Several issues are here before us. First we notice the LORD called Moses along with the elders to come up to him and worship. Although the others were to worship at a distance and only Moses was to come near. How times have changed, or is it God that has changed, or is it that we have changed? We consider that God dwells within us. How much closer to God can that be? We have come nearer God then even Moses was allowed to. God has told us that if we come near to him, he will come near to us.

James 4:7-10
7 Submit yourselves, then, to God. Resist the devil, and he will flee from you. 8 Come near to God and he will come near to you. Wash your hands, you sinners, and purify your hearts, you double-minded. 9 Grieve, mourn and wail. Change your laughter to mourning and your joy to gloom. 10 Humble yourselves before the Lord, and he will lift you up.
NIV

We have been told that we are the temple of God, in which the Holy Spirit dwells.

2 Cor 6:15-16
 16 What agreement is there between the temple of God and idols? For we are the temple of the living God. As God has said: "I will live with them and walk among them, and I will be their God, and they will be my people."  
NIV

We just cannot get any closer than that.

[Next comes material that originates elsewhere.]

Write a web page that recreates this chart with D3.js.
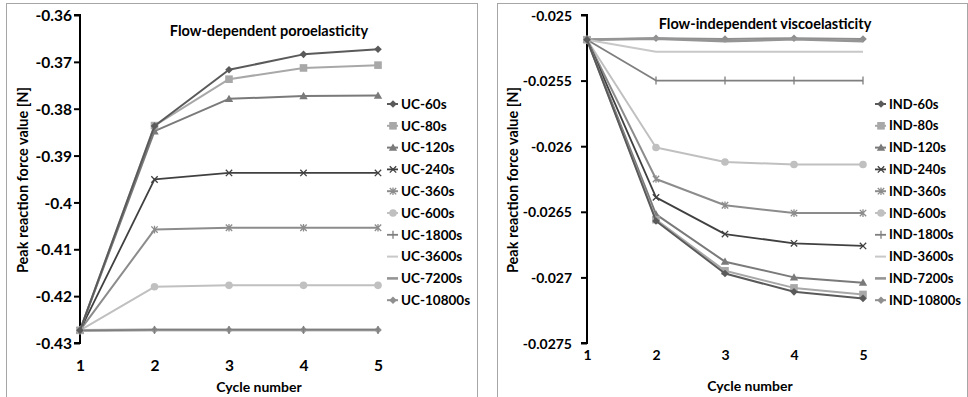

Moses was not that close and he was called to lead the people. Then we come to the people who responded to the words of Moses by saying they would do all that the LORD had said. Isn’t that just peachy? What a pack of liars. They may have had good intentions, but the road to hell is paved with good intentions. Although they said they would do everything the LORD had said to them, they did not, in fact they even made Aaron make them a golden calf to worship because God was taking too long talking to Moses up on that mountain. Are we much different? Do we propose that we will obey God, that we will do what the scriptures tell us? Certainly we do not say, at least openly, that we intend to be disobedient, that we purpose in our heart to ignore certain scriptures because they would hamper what we want to do, or what we believe. Yet at the core of most issues in life, do we get so impatience with God that we go do something else to achieve our prayer request, or accomplished the wants of our life? Again, this is our being self-centered rather than God centered. That is what the Israelites were doing when they said they would do everything God said, but then decided he was taking too long and they, being self-centered, needed a god to worship and made their own god of gold. Maybe because we do not think God is providing enough for us, we need to intervene and do it ourselves. Sure we have to be employed, we have to toil the ground, so to speak, all the days of our lives. But there again we fail to uphold our end of the covenant with God. If we are going to do all that he says, then why do so many stop toiling the ground when they turn 65? It is because that is what we want to do, self-centered, rather than what God has told us to do, work all the days of our life? And that is just the tip of the iceberg. God has instructed us to love him with all our being, and love our neighbor as ourselves.

Matt 22:37-40
37 Jesus replied: "'Love the Lord your God with all your heart and with all your soul and with all your mind.'   38 This is the first and greatest commandment. 39 And the second is like it: 'Love your neighbor as yourself.'   40 All the Law and the Prophets hang on these two commandments." 
NIV

This includes all our relatives, all our church family and all the people we come in contact with throughout our days. That is our fellow workers as well. We remember a book that Joyce Landorf wrote entitled, IRREGULAR PEOPLE. The point she was making is there are certain people that are irregular in our lives. When we are in their presence we get wired, our heart rate increases, we get sweaty palms, our breathing gets quicker, in general they just push all our wrong buttons. So either we learn to love them, or we simply avoid them. If we avoid them, then we are being self-centered and not doing what God has said we are to do, love them. Love is an active word. We cannot love God from a distance, nor can we love our neighbor from a distance, or just in the solitude of our own minds. We have to engage in the act of love. Jesus said something about that.

John 15:11-14
 12 My command is this: Love each other as I have loved you. 13 Greater love has no one than this, that he lay down his life for his friends.
NIV


Although Jesus actually did lay down his physical life for all of us, in that sense we do not actually die for others, but we lay down our self-centeredness, our life, our wants and desires for the sake of God, and other people. Do we actually do that? We could go through many of the commands of God and examine if we truly are doing all that the LORD has told us to do. But the point is about seeing who we really are. We should not think more highly of ourselves then we should, thinking we are doing everything God has instructed us to do, that we are “Good Christians”. The Israelites surely must have thought they were going to be “Good followers” “God fearing believers”, but they were not. Neither are we, we fail miserablely at times. We fail so short of being a “Good Christian”. We have no righteousness within us, so that is why we need Jesus. He is our righteousness, he is the fullness of God. Without Jesus we are eternally lost, hopelessly doomed to destruction. Let us see ourselves for who we truly are, sinners saved by grace. Let us have a clear vision of our self.